Here are a few important things to keep in mind when diving into your next data analytics project:
1. Never assume that your dataset is clean
Clean, clean, clean. Data cleaning is the process of uncovering and correcting, or potentially eliminating altogether, inaccurate or repeat records from your dataset. It is imperative that you work through this step first before beginning any analysis. This is particularly important if you will be presenting your findings to business teams who will be using it for decision making purposes. Teams need to have confidence that they are acting on a reliable source of information.
2. Start with a specific question and hypothesis
Once you’ve completed the cleaning process, you may find yourself looking at the dataset with a number of questions swirling in your head. There is so much potential analysis in front of you! Just be cautious and proceed slowly. Don’t try to tackle too much at once. Make sure that you are beginning your analysis with a very focused and specific question.
If the request for analysis is coming from a business team, push them to provide explicit details around what they are hoping to learn, what they expect to learn, and how they will use the information. This might also mean that you can actually eliminate some unnecessary variables in the dataset to make sure that your analysis remains on track.
3. Don’t be biased by having a hypothesis in mind
Fantastic, your dataset is clean and you have narrowed in on a specific question! Next, make certain that you remain unbiased as you make inroads with your analysis. Many analysts will tell you that it can be tempting to use data to tell the story that you or your colleagues want or expect to hear.
But, you have to let the dataset speak for itself. Keep yourself alert to the fact that maintaining objectivity is not as easy as it sounds. It’s okay if the data isn’t telling you what you are expecting to hear because that’s a finding in and of itself!
4. Documentation is key
I find it useful to retain a log of my data analysis for various reasons. First, it is a place where I can discuss any limitations or special circumstances that I encountered along the way. Second, a colleague can more easily review and/or critique the analysis by having this guide.
Finally, in the case that my analysis will be replicated with an updated or new dataset, then I can be confident that it is conducted in a way that allows for a true comparison with the prior work.

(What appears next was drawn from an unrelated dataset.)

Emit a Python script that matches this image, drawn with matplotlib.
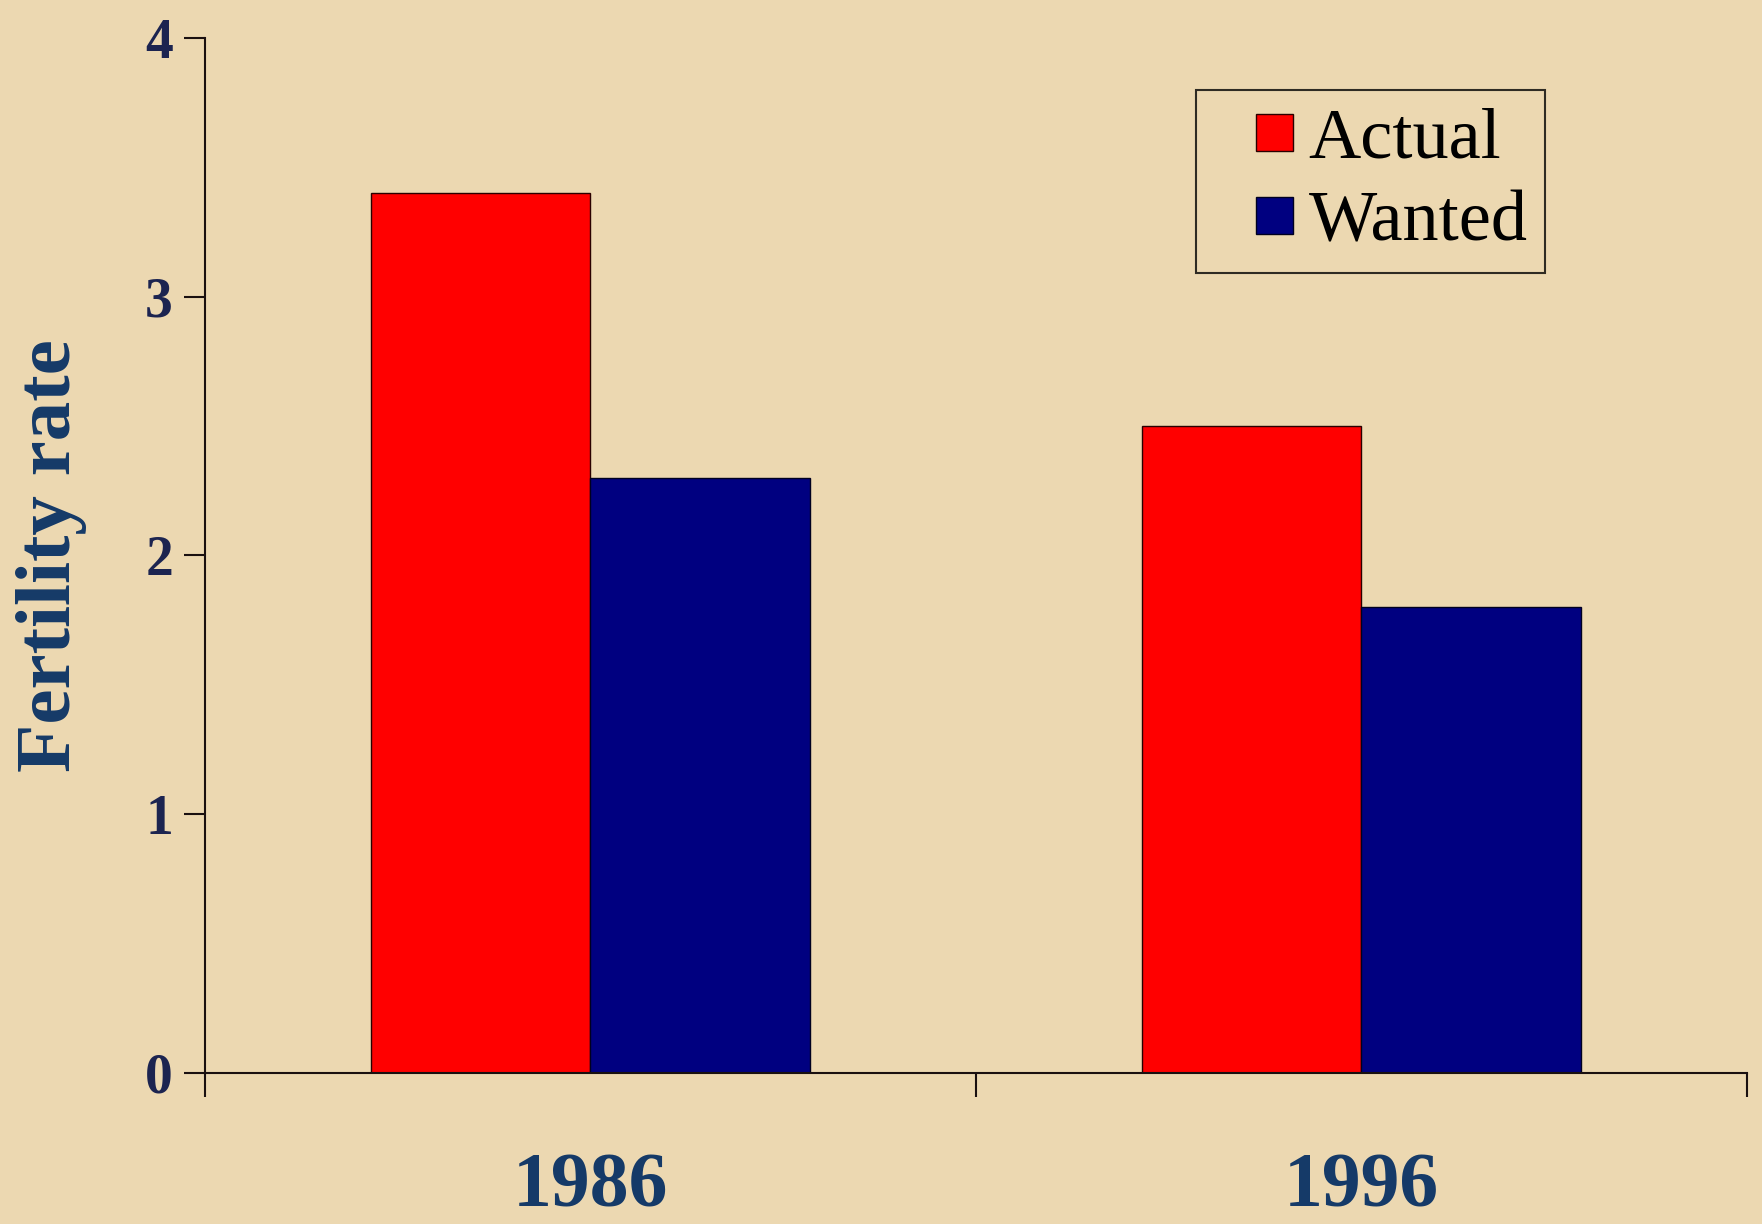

5. Always investigate the whys
Finally, as you near the conclusion of your analysis, remember that this dataset is only one piece of the puzzle. It is critical to pair your quantitative findings with qualitative information, which you may capture using questionnaires, interviews, or testimonials. While the dataset has the ability to tell you what is happening, the qualitative information can often point you in the direction of why it is happening.